* Raw data
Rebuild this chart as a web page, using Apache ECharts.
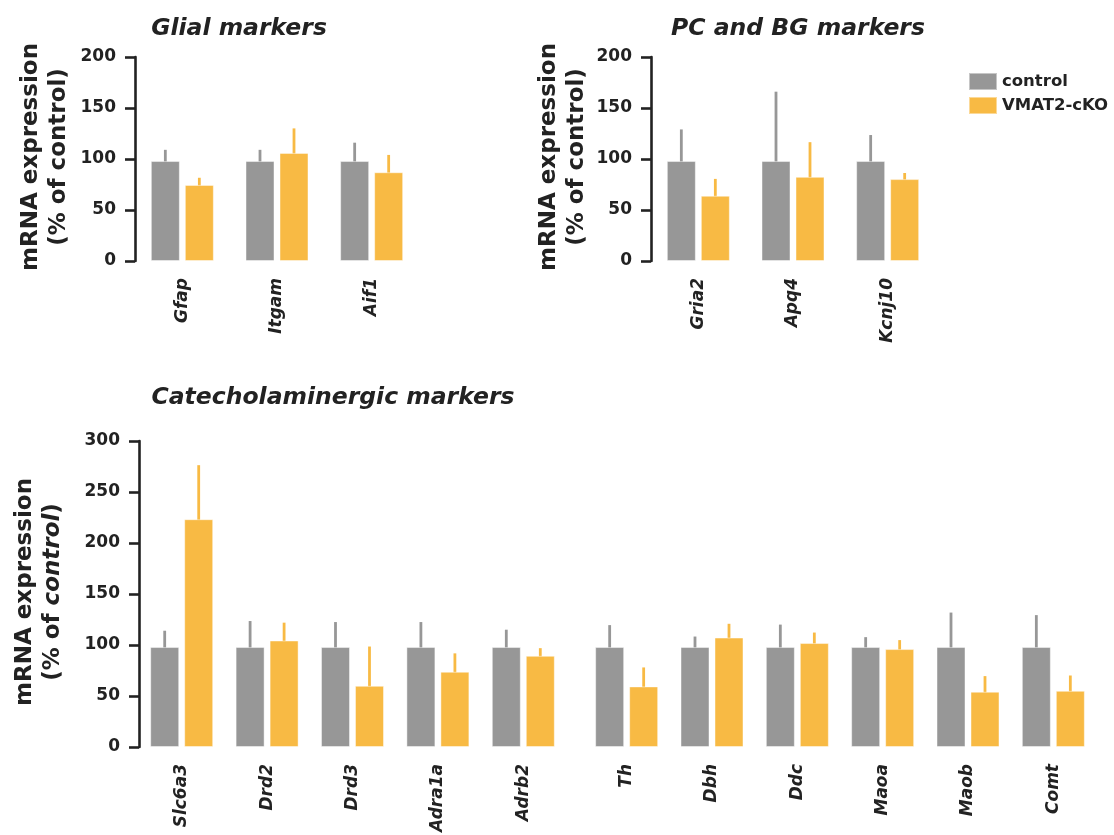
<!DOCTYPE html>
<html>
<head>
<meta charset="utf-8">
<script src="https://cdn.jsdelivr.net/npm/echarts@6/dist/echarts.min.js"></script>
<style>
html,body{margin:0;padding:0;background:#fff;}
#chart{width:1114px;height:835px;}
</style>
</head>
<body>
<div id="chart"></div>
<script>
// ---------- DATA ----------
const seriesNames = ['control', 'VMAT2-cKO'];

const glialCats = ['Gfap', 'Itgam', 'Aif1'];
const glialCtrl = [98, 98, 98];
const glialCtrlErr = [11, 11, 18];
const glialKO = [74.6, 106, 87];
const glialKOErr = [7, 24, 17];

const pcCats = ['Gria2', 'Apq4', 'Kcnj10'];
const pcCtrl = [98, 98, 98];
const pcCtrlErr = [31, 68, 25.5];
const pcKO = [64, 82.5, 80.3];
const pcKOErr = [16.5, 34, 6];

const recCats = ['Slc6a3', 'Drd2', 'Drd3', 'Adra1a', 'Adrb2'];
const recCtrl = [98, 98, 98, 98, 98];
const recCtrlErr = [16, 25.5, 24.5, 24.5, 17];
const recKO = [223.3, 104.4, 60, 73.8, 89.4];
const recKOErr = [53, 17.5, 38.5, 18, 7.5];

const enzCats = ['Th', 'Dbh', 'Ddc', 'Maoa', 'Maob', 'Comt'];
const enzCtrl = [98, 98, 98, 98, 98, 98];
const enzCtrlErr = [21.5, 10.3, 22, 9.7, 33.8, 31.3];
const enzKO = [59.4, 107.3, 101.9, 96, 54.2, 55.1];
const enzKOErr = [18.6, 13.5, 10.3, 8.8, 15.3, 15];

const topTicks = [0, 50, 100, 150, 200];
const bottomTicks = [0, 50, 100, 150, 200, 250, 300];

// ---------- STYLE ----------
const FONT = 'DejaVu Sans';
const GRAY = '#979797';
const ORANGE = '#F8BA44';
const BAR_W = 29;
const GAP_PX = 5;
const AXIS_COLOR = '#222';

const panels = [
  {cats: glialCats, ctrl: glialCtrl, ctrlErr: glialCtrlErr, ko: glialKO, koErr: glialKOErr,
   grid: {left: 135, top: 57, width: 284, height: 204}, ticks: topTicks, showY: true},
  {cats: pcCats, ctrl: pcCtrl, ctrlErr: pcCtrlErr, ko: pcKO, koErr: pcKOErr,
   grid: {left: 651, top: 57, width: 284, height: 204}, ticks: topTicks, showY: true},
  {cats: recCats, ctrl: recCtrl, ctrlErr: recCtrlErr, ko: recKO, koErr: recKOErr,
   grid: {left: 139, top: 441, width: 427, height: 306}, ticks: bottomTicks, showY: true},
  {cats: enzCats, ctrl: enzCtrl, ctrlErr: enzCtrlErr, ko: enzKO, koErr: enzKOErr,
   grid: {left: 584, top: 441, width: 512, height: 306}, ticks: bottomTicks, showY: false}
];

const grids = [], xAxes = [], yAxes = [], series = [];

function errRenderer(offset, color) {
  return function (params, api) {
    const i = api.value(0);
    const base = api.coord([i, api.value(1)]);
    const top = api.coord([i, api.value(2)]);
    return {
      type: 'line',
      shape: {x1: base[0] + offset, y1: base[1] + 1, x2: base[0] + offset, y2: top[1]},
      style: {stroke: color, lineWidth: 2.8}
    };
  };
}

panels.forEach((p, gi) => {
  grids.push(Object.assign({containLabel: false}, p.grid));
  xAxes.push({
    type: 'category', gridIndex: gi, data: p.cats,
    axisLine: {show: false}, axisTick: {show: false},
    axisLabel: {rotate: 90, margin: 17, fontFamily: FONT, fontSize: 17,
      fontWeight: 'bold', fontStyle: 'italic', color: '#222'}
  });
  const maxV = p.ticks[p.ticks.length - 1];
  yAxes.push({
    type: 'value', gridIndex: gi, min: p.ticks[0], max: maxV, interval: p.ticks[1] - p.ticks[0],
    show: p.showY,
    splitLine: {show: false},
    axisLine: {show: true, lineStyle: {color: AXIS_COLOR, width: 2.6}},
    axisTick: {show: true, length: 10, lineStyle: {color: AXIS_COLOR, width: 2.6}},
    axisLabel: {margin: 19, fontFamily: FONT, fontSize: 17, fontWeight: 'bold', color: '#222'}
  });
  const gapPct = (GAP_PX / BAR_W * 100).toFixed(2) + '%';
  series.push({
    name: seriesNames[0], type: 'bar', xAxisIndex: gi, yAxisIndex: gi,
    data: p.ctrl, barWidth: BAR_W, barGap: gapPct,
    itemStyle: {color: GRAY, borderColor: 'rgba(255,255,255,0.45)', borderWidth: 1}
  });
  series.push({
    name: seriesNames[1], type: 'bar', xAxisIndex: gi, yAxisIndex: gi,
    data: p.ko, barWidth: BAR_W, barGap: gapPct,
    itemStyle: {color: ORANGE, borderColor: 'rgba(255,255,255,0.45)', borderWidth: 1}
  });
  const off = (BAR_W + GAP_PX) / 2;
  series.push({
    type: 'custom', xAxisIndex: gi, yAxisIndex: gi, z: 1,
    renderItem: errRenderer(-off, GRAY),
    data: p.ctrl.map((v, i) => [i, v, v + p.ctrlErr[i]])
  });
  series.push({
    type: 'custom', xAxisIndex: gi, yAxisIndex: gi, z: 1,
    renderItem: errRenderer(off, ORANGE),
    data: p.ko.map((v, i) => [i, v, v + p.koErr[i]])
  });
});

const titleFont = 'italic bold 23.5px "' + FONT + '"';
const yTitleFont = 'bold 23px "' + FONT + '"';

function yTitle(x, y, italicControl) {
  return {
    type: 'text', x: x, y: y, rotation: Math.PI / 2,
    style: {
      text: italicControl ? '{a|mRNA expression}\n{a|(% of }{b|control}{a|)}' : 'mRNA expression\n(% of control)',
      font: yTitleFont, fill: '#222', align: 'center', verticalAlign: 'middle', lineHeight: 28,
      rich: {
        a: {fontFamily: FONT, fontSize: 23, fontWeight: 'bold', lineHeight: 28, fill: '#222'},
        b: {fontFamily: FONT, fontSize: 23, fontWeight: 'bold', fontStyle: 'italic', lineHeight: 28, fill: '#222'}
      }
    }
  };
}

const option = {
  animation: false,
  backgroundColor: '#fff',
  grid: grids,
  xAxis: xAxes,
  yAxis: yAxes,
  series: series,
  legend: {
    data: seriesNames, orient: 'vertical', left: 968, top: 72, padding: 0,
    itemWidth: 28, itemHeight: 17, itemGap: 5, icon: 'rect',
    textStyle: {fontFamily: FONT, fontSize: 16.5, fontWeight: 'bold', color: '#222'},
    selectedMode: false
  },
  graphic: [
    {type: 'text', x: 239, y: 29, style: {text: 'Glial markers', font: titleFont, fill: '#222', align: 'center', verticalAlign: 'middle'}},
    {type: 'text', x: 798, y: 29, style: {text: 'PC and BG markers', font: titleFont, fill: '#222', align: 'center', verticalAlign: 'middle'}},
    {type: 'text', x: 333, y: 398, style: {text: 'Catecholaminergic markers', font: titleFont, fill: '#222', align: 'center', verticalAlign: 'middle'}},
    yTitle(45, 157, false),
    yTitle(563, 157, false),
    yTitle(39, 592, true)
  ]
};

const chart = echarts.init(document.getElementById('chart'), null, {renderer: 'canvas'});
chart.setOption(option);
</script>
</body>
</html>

* Set problem
Output all of the data exactly as it stands, minus any images.

* Finished task
Rebuild this chart as a web page, using Apache ECharts.
<!DOCTYPE html>
<html>
<head>
<meta charset="utf-8">
<script src="https://cdn.jsdelivr.net/npm/echarts@6/dist/echarts.min.js"></script>
<style>
html,body{margin:0;padding:0;background:#fff;}
#chart{width:1114px;height:835px;}
</style>
</head>
<body>
<div id="chart"></div>
<script>
// ---------- DATA ----------
const seriesNames = ['control', 'VMAT2-cKO'];

const glialCats = ['Gfap', 'Itgam', 'Aif1'];
const glialCtrl = [98, 98, 98];
const glialCtrlErr = [11, 11, 18];
const glialKO = [74.6, 106, 87];
const glialKOErr = [7, 24, 17];

const pcCats = ['Gria2', 'Apq4', 'Kcnj10'];
const pcCtrl = [98, 98, 98];
const pcCtrlErr = [31, 68, 25.5];
const pcKO = [64, 82.5, 80.3];
const pcKOErr = [16.5, 34, 6];

const recCats = ['Slc6a3', 'Drd2', 'Drd3', 'Adra1a', 'Adrb2'];
const recCtrl = [98, 98, 98, 98, 98];
const recCtrlErr = [16, 25.5, 24.5, 24.5, 17];
const recKO = [223.3, 104.4, 60, 73.8, 89.4];
const recKOErr = [53, 17.5, 38.5, 18, 7.5];

const enzCats = ['Th', 'Dbh', 'Ddc', 'Maoa', 'Maob', 'Comt'];
const enzCtrl = [98, 98, 98, 98, 98, 98];
const enzCtrlErr = [21.5, 10.3, 22, 9.7, 33.8, 31.3];
const enzKO = [59.4, 107.3, 101.9, 96, 54.2, 55.1];
const enzKOErr = [18.6, 13.5, 10.3, 8.8, 15.3, 15];

const topTicks = [0, 50, 100, 150, 200];
const bottomTicks = [0, 50, 100, 150, 200, 250, 300];

// ---------- STYLE ----------
const FONT = 'DejaVu Sans';
const GRAY = '#979797';
const ORANGE = '#F8BA44';
const BAR_W = 29;
const GAP_PX = 5;
const AXIS_COLOR = '#222';

const panels = [
  {cats: glialCats, ctrl: glialCtrl, ctrlErr: glialCtrlErr, ko: glialKO, koErr: glialKOErr,
   grid: {left: 135, top: 57, width: 284, height: 204}, ticks: topTicks, showY: true},
  {cats: pcCats, ctrl: pcCtrl, ctrlErr: pcCtrlErr, ko: pcKO, koErr: pcKOErr,
   grid: {left: 651, top: 57, width: 284, height: 204}, ticks: topTicks, showY: true},
  {cats: recCats, ctrl: recCtrl, ctrlErr: recCtrlErr, ko: recKO, koErr: recKOErr,
   grid: {left: 139, top: 441, width: 427, height: 306}, ticks: bottomTicks, showY: true},
  {cats: enzCats, ctrl: enzCtrl, ctrlErr: enzCtrlErr, ko: enzKO, koErr: enzKOErr,
   grid: {left: 584, top: 441, width: 512, height: 306}, ticks: bottomTicks, showY: false}
];

const grids = [], xAxes = [], yAxes = [], series = [];

function errRenderer(offset, color) {
  return function (params, api) {
    const i = api.value(0);
    const base = api.coord([i, api.value(1)]);
    const top = api.coord([i, api.value(2)]);
    return {
      type: 'line',
      shape: {x1: base[0] + offset, y1: base[1] + 1, x2: base[0] + offset, y2: top[1]},
      style: {stroke: color, lineWidth: 2.8}
    };
  };
}

panels.forEach((p, gi) => {
  grids.push(Object.assign({containLabel: false}, p.grid));
  xAxes.push({
    type: 'category', gridIndex: gi, data: p.cats,
    axisLine: {show: false}, axisTick: {show: false},
    axisLabel: {rotate: 90, margin: 17, fontFamily: FONT, fontSize: 17,
      fontWeight: 'bold', fontStyle: 'italic', color: '#222'}
  });
  const maxV = p.ticks[p.ticks.length - 1];
  yAxes.push({
    type: 'value', gridIndex: gi, min: p.ticks[0], max: maxV, interval: p.ticks[1] - p.ticks[0],
    show: p.showY,
    splitLine: {show: false},
    axisLine: {show: true, lineStyle: {color: AXIS_COLOR, width: 2.6}},
    axisTick: {show: true, length: 10, lineStyle: {color: AXIS_COLOR, width: 2.6}},
    axisLabel: {margin: 19, fontFamily: FONT, fontSize: 17, fontWeight: 'bold', color: '#222'}
  });
  const gapPct = (GAP_PX / BAR_W * 100).toFixed(2) + '%';
  series.push({
    name: seriesNames[0], type: 'bar', xAxisIndex: gi, yAxisIndex: gi,
    data: p.ctrl, barWidth: BAR_W, barGap: gapPct,
    itemStyle: {color: GRAY, borderColor: 'rgba(255,255,255,0.45)', borderWidth: 1}
  });
  series.push({
    name: seriesNames[1], type: 'bar', xAxisIndex: gi, yAxisIndex: gi,
    data: p.ko, barWidth: BAR_W, barGap: gapPct,
    itemStyle: {color: ORANGE, borderColor: 'rgba(255,255,255,0.45)', borderWidth: 1}
  });
  const off = (BAR_W + GAP_PX) / 2;
  series.push({
    type: 'custom', xAxisIndex: gi, yAxisIndex: gi, z: 1,
    renderItem: errRenderer(-off, GRAY),
    data: p.ctrl.map((v, i) => [i, v, v + p.ctrlErr[i]])
  });
  series.push({
    type: 'custom', xAxisIndex: gi, yAxisIndex: gi, z: 1,
    renderItem: errRenderer(off, ORANGE),
    data: p.ko.map((v, i) => [i, v, v + p.koErr[i]])
  });
});

const titleFont = 'italic bold 23.5px "' + FONT + '"';
const yTitleFont = 'bold 23px "' + FONT + '"';

function yTitle(x, y, italicControl) {
  return {
    type: 'text', x: x, y: y, rotation: Math.PI / 2,
    style: {
      text: italicControl ? '{a|mRNA expression}\n{a|(% of }{b|control}{a|)}' : 'mRNA expression\n(% of control)',
      font: yTitleFont, fill: '#222', align: 'center', verticalAlign: 'middle', lineHeight: 28,
      rich: {
        a: {fontFamily: FONT, fontSize: 23, fontWeight: 'bold', lineHeight: 28, fill: '#222'},
        b: {fontFamily: FONT, fontSize: 23, fontWeight: 'bold', fontStyle: 'italic', lineHeight: 28, fill: '#222'}
      }
    }
  };
}

const option = {
  animation: false,
  backgroundColor: '#fff',
  grid: grids,
  xAxis: xAxes,
  yAxis: yAxes,
  series: series,
  legend: {
    data: seriesNames, orient: 'vertical', left: 968, top: 72, padding: 0,
    itemWidth: 28, itemHeight: 17, itemGap: 5, icon: 'rect',
    textStyle: {fontFamily: FONT, fontSize: 16.5, fontWeight: 'bold', color: '#222'},
    selectedMode: false
  },
  graphic: [
    {type: 'text', x: 239, y: 29, style: {text: 'Glial markers', font: titleFont, fill: '#222', align: 'center', verticalAlign: 'middle'}},
    {type: 'text', x: 798, y: 29, style: {text: 'PC and BG markers', font: titleFont, fill: '#222', align: 'center', verticalAlign: 'middle'}},
    {type: 'text', x: 333, y: 398, style: {text: 'Catecholaminergic markers', font: titleFont, fill: '#222', align: 'center', verticalAlign: 'middle'}},
    yTitle(45, 157, false),
    yTitle(563, 157, false),
    yTitle(39, 592, true)
  ]
};

const chart = echarts.init(document.getElementById('chart'), null, {renderer: 'canvas'});
chart.setOption(option);
</script>
</body>
</html>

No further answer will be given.